Two members of the Mille Lacs Fisheries Advisory Committee told the Star Tribune on Friday that they and other members of the committee have talked to Gov. Mark Dayton and DNR Commissioner Tom Landwehr about dropping the live bait ban. Most people accept this year's catch-and-release mandate for Mille Lacs walleyes, they said, but the added restriction against live bait would keep too many families from visiting the lake.
"Very few people support it,'' said Steve Johnson, an advisory committee member and owner of Johnson's Portside Bait & Liquor store in Isle.
DNR spokesman Chris Niskanen said the agency hasn't changed its position but may soon discuss the live bait restriction with the advisory committee. The 17-member group, appointed by Landwehr last fall, includes local business owners, professional anglers and local government officials.
Brad Parsons, the DNR's central region fisheries manager, said the pushback on the live bait ban has prompted discussions inside the DNR, but no changes. The new regulations were established just two weeks ago to address a multifaceted problem with the survival rates of young walleye. The walleye season opens statewide May 14.
"In no way can I say whether it will be changed,'' Parsons said. "We are going to talk more about it.''
Dropping the artificial bait mandate would significantly raise the risk of an early shutdown of walleye fishing on Mille Lacs this year, something the local business community is set against. But Johnson said the negatives of the no-live-bait rule outweigh the chance of a potentially earlier closure of fishing.
Even if the artificial-only rule were to stick, there's no guarantee the lake wouldn't be shut down in midseason, he said.
The first midseason shutdown of walleye fishing on Mille Lacs came last year when the DNR announced that the state had overstepped its walleye harvest quota of 28,600 pounds. The allocation was established under a joint fisheries management structure with Chippewa bands, and this year's quotas are the same as in 2015. They are meant to protect walleyes needed for regenerating the lake.
Even though state anglers won't be able to keep walleyes they catch on Mille Lacs this year, fish deaths resulting from hooking will count against the allocation. The DNR has said exclusive use of artificial bait will slow hooking mortality by 55 percent.

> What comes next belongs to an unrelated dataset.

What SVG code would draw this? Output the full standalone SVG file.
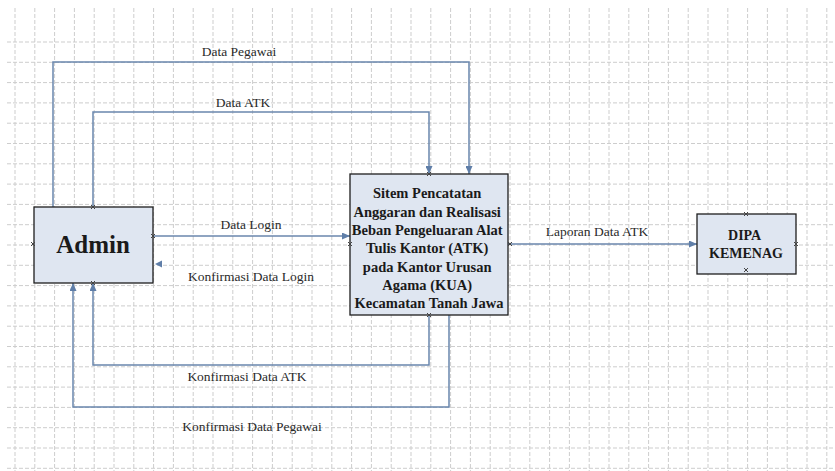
<svg xmlns="http://www.w3.org/2000/svg" width="835" height="471" viewBox="0 0 835 471">
<style>
.grid{fill:none;stroke:#cdcdcd;stroke-width:1;stroke-dasharray:4,2}
.box{fill:#dfe6f1;stroke:#1e1e1e;stroke-width:1.3}
.conn{fill:none;stroke:#6a86ad;stroke-width:1.5}
.lbl{font-family:"Liberation Serif","Times New Roman",serif;font-size:13.5px;fill:#2a2a2a;text-anchor:middle}
.bt{font-family:"Liberation Serif","Times New Roman",serif;font-weight:bold;fill:#1a1a1a;text-anchor:middle}
.cp{stroke:#444;stroke-width:1;fill:none}
</style>
<defs>
<marker id="arr" markerWidth="8" markerHeight="7" refX="8" refY="3.5" orient="auto" markerUnits="userSpaceOnUse">
<path d="M0 0L8 3.5L0 7z" fill="#5f7ea8"/>
</marker>
</defs>
<rect width="835" height="471" fill="#ffffff"/>
<g id="grid">
<path class="grid" d="M15 8V471M34.8 8V471M54.6 8V471M74.4 8V471M94.2 8V471M114 8V471M133.8 8V471M153.6 8V471M173.4 8V471M193.2 8V471M213 8V471M232.8 8V471M252.6 8V471M272.4 8V471M292.2 8V471M312 8V471M331.8 8V471M351.6 8V471M371.4 8V471M391.2 8V471M411 8V471M430.8 8V471M450.6 8V471M470.4 8V471M490.2 8V471M510 8V471M529.8 8V471M549.6 8V471M569.4 8V471M589.2 8V471M609 8V471M628.8 8V471M648.6 8V471M668.4 8V471M688.2 8V471M708 8V471M727.8 8V471M747.6 8V471M767.4 8V471M787.2 8V471M807 8V471M826.8 8V471"/>
<path class="grid" d="M7 42H835M7 62.3H835M7 82.6H835M7 102.9H835M7 123.2H835M7 143.5H835M7 163.8H835M7 184.1H835M7 204.4H835M7 224.7H835M7 245H835M7 265.3H835M7 285.6H835M7 305.9H835M7 326.2H835M7 346.5H835M7 366.8H835M7 387.1H835M7 407.4H835M7 427.7H835M7 448H835M7 468.3H835"/>
</g>
<g id="connectors">
<path class="conn" d="M53 207V62H469V174" marker-end="url(#arr)"/>
<path class="conn" d="M93 207V112H429V174" marker-end="url(#arr)"/>
<path class="conn" d="M153 236H350" marker-end="url(#arr)"/>
<path d="M155 264L162 260.5L162 267.5z" fill="#5f7ea8"/>
<path class="conn" d="M508 244H697" marker-end="url(#arr)"/>
<path class="conn" d="M429 315V365H93V283" marker-end="url(#arr)"/>
<path class="conn" d="M449 315V407H73V283" marker-end="url(#arr)"/>
<text class="lbl" x="239" y="56">Data Pegawai</text>
<text class="lbl" x="243" y="107">Data ATK</text>
<text class="lbl" x="251" y="229">Data Login</text>
<text class="lbl" x="251" y="281">Konfirmasi Data Login</text>
<text class="lbl" x="597" y="236">Laporan Data ATK</text>
<text class="lbl" x="247" y="381">Konfirmasi Data ATK</text>
<text class="lbl" x="252" y="431">Konfirmasi Data Pegawai</text>
</g>
<g id="admin">
<rect class="box" x="34" y="207" width="119" height="76"/>
<text class="bt" x="93" y="253" font-size="25">Admin</text>
<path class="cp" d="M31 242l4 4M35 242l-4 4M91 205l4 4M95 205l-4 4M91 281l4 4M95 281l-4 4M151 234l4 4M155 234l-4 4"/>
</g>
<g id="sistem">
<rect class="box" x="350" y="174" width="158" height="141"/>
<text class="bt" font-size="14.5">
<tspan x="429" y="198">Sitem Pencatatan</tspan>
<tspan x="429" y="217">Anggaran dan Realisasi</tspan>
<tspan x="429" y="235">Beban Pengeluaran Alat</tspan>
<tspan x="429" y="253">Tulis Kantor (ATK)</tspan>
<tspan x="429" y="272">pada Kantor Urusan</tspan>
<tspan x="429" y="290">Agama (KUA)</tspan>
<tspan x="429" y="308">Kecamatan Tanah Jawa</tspan>
</text>
<path class="cp" d="M427 172l4 4M431 172l-4 4M427 313l4 4M431 313l-4 4M348 242l4 4M352 242l-4 4M508 242l4 4M512 242l-4 4"/>
</g>
<g id="dipa">
<rect class="box" x="697" y="214" width="99" height="60"/>
<text class="bt" font-size="14">
<tspan x="746" y="240">DIPA</tspan>
<tspan x="746" y="258">KEMENAG</tspan>
</text>
<path class="cp" d="M744 212l4 4M748 212l-4 4M744 268l4 4M748 268l-4 4M794 242l4 4M798 242l-4 4"/>
</g>
</svg>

"Keep in mind the goal is to keep the lake open,'' Niskanen said.
Dean Hanson, co-chair of the advisory committee and owner of Agate Bay Resort, said a number of his customers have canceled their reservations, citing the live bait ban.
"There's a large group of people who find it unacceptable,'' Hanson said.

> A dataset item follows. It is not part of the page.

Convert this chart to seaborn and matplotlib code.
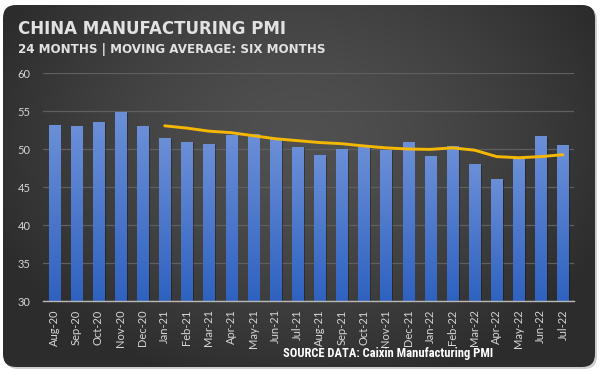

The objectors include families accustomed to having their children bobber-fish for walleyes using worms or minnows. Many of those customers aren't interested in transitioning to artificial bait, Johnson said.
Some panfish anglers, too, won't visit Mille Lacs this season if they can't use live bait. The regulation states that Mille Lacs anglers may not possess any bait that is live, dead, frozen or processed. Anglers targeting northern pike and muskies may possess and use sucker minnows longer than 8 inches.

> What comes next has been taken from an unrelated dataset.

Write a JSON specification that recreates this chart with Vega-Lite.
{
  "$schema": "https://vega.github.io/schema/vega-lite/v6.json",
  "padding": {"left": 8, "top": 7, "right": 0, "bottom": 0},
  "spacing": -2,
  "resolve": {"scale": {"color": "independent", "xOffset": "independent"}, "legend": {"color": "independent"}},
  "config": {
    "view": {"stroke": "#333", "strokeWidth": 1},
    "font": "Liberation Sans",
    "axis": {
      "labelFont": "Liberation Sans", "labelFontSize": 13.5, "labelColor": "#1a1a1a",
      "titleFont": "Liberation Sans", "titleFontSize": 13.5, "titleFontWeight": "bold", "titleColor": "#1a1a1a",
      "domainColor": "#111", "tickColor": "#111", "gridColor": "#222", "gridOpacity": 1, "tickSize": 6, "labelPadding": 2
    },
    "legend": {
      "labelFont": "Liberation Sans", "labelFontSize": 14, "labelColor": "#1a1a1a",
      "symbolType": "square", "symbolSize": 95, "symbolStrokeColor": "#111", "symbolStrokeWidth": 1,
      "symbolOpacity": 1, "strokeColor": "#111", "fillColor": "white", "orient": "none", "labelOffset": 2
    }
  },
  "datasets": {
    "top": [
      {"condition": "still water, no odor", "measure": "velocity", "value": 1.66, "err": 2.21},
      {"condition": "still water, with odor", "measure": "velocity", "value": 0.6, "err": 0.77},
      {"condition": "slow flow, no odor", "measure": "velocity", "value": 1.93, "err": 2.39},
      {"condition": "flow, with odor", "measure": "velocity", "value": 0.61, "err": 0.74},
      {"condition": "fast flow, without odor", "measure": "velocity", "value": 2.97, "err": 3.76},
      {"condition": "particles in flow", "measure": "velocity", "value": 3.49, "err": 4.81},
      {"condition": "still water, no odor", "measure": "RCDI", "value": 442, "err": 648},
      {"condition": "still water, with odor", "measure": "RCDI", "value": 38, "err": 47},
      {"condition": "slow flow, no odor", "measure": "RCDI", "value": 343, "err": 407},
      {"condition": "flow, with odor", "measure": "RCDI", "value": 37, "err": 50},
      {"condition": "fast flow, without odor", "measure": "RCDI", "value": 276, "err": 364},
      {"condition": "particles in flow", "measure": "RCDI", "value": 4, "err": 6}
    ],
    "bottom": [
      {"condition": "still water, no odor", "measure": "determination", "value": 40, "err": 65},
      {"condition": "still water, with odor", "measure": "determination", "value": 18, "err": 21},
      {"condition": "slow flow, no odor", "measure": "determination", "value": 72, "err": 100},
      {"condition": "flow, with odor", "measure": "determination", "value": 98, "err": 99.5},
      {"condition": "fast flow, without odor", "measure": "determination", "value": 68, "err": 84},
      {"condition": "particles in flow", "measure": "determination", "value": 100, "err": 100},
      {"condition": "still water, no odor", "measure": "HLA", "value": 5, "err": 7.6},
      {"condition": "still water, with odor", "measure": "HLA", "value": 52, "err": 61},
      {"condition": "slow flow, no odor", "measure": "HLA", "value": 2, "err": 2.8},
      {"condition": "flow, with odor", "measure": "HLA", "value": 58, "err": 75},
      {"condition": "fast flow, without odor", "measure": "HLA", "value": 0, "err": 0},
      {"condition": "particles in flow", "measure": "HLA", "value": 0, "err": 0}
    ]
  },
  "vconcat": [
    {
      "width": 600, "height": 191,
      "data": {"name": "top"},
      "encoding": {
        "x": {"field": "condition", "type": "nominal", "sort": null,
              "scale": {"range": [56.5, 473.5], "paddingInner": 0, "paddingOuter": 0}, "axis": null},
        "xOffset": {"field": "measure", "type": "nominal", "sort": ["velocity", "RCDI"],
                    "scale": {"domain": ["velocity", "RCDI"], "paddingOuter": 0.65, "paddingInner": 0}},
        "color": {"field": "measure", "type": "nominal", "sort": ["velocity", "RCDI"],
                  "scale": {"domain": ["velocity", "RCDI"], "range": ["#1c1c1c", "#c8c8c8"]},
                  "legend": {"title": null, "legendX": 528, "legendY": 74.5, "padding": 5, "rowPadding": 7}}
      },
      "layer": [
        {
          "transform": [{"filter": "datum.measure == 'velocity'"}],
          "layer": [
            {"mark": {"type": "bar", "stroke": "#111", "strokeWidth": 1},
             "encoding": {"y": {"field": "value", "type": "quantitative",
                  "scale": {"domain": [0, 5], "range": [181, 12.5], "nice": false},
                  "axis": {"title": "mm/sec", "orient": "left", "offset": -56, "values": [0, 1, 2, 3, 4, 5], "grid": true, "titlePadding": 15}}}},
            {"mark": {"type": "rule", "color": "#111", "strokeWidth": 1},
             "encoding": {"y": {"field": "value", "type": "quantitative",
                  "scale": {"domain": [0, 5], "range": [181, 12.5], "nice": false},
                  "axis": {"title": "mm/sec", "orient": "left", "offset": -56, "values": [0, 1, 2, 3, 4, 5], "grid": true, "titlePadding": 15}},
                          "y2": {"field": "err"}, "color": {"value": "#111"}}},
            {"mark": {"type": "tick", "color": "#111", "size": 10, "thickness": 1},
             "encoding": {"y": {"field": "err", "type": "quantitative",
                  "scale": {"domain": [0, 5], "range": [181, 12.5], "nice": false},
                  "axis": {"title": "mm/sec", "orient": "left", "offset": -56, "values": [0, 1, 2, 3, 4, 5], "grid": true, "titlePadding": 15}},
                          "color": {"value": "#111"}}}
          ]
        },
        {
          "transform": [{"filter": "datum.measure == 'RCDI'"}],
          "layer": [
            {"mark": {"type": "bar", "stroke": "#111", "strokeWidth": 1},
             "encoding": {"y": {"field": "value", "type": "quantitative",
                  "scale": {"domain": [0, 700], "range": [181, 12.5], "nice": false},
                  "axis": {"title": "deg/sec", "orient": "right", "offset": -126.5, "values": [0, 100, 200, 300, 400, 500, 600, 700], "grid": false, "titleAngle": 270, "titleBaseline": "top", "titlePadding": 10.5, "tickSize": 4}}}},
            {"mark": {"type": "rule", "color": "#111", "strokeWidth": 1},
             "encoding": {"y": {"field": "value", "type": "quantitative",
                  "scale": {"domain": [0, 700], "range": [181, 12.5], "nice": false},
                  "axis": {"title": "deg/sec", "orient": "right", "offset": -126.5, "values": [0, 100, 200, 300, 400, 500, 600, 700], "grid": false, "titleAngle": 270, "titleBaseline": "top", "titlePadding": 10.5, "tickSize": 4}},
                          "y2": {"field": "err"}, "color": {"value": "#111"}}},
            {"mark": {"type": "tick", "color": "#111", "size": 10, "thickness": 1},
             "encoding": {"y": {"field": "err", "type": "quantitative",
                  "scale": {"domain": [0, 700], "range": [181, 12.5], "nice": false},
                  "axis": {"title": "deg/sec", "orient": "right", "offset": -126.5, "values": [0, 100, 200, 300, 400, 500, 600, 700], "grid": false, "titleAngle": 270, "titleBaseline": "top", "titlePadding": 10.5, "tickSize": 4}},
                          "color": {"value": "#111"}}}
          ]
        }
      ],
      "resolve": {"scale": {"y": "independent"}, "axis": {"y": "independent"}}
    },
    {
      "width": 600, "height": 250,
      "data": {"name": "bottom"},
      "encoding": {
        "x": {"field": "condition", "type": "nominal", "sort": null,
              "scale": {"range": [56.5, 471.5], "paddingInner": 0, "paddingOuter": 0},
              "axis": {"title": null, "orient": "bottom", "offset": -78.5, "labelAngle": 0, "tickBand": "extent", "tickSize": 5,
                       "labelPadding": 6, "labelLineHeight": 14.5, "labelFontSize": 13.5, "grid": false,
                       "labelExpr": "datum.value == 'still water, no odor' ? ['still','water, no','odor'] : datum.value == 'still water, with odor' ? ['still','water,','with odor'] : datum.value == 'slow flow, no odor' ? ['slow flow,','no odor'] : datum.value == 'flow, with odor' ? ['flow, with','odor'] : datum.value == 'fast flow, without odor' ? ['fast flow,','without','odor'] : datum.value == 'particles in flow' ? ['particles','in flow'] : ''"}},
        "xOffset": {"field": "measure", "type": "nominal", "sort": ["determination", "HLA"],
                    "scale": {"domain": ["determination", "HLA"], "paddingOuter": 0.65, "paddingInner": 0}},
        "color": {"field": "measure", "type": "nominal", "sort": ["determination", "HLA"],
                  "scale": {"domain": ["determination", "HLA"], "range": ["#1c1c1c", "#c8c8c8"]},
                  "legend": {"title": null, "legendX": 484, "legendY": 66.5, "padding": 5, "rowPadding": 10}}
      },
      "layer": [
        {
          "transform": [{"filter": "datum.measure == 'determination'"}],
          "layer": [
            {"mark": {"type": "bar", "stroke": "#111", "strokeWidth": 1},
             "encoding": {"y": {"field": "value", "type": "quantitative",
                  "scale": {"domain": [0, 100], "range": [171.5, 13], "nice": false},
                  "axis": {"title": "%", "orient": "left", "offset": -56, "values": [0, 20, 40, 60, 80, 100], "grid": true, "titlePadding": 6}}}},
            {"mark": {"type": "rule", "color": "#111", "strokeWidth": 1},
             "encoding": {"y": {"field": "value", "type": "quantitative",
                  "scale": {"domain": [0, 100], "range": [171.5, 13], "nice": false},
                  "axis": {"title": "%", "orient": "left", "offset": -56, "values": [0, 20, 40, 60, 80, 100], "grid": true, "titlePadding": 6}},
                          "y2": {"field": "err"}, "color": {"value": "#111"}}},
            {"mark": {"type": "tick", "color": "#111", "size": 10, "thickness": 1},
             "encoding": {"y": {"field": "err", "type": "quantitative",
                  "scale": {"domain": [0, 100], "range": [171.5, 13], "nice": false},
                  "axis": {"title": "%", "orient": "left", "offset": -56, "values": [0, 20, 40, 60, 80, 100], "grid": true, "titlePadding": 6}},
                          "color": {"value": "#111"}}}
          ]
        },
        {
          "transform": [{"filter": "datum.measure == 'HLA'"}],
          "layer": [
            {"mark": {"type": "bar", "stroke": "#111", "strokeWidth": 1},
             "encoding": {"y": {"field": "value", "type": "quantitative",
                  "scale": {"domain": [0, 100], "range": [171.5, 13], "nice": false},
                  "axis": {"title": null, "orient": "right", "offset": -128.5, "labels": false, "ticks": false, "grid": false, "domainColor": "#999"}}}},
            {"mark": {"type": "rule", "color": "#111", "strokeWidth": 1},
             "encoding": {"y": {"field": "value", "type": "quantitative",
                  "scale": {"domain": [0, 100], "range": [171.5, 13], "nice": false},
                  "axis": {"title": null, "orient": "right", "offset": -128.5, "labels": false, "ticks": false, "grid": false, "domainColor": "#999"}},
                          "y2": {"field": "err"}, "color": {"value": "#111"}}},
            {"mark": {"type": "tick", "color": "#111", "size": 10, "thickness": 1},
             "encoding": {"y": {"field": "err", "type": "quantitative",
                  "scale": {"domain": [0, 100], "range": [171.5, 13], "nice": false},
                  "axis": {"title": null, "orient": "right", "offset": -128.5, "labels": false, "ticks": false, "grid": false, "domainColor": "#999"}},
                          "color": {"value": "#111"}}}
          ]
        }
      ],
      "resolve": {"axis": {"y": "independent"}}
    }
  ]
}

Johnson said the new regulation, if left in place, would wipe out $2 million a year in local sales of live bait and related fishing tackle.
Johnson and Hanson said they aired their complaints in a recent conference call with Dayton and Landwehr. Joining them on the call were other members of the advisory committee, but Johnson stressed that the committee has not taken an official stance.
Niskanen said the governor's "key interest'' is maintaining open communications with the community and keeping the area's economy viable and vibrant.
Pro angler Tom Neustrom, another member of the Mille Lacs advisory committee, said part of the unrest stems from surprise. While the DNR had discussed the hooking mortality benefits of using artificial bait, it did not discuss the possibility of a catch-and-release season coupled with only artificial bait, Neustrom said.
"I think we have to take a look at this,'' he said.